Noutra parte da sua intervenção, o ministro da Agricultura e Florestas realçou que os técnicos do Instituto de Desenvolvimento Agrário (IDA) devem estar bem capacitados, para melhor contribuírem para a eficiência e eficácia do programa de desenvolvimento rural, numa altura em que o país se debate com a falta de fertilizantes.

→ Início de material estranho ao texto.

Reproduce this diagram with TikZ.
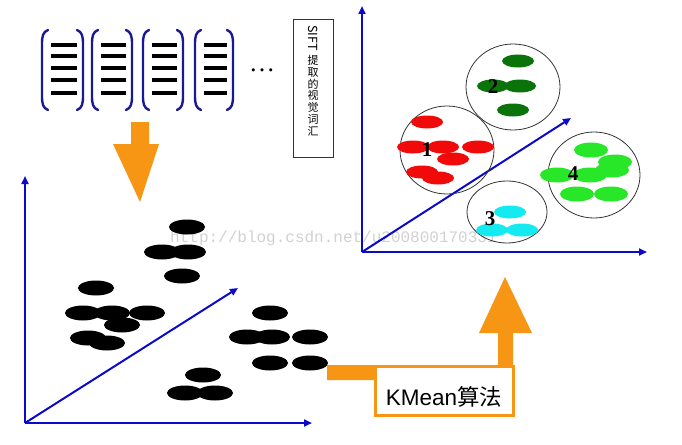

António Francisco de Assis lembrou que Angola precisa, anualmente, em média, 170 mil toneladas de fertilizantes ou, no mínimo, 75 mil, para fazer face às necessidades do sector, daí a razão de estes profissionais serem mais patriotas, responsáveis, dedicados e rigorosos na gestão dos meios postos à disposição, para tornar a agricultura na base da economia nacional.
O ministro referiu que eles têm a missão de transmitir conhecimentos técnicos aos camponeses, a fim de aumentar a produção das principais culturas que concorrem para a redução da pobreza, sobretudo agora com a implementação do programa de revitalização do café.
Actualmente, a produção é incipiente, dominada por empresas agrícolas familiares com plantações de baixa produtividade e dificuldades de acesso ao mercado. Trata-se de um café robusto, devido à existência de zonas do país com características propícias ao desenvolvimento desta espécie: Bengo, Cabinda, Cuanzas Sul e Norte, bem como o Uíge, enquanto o café arábica aparece em pequenas quantidades em Benguela, Bié e Huambo.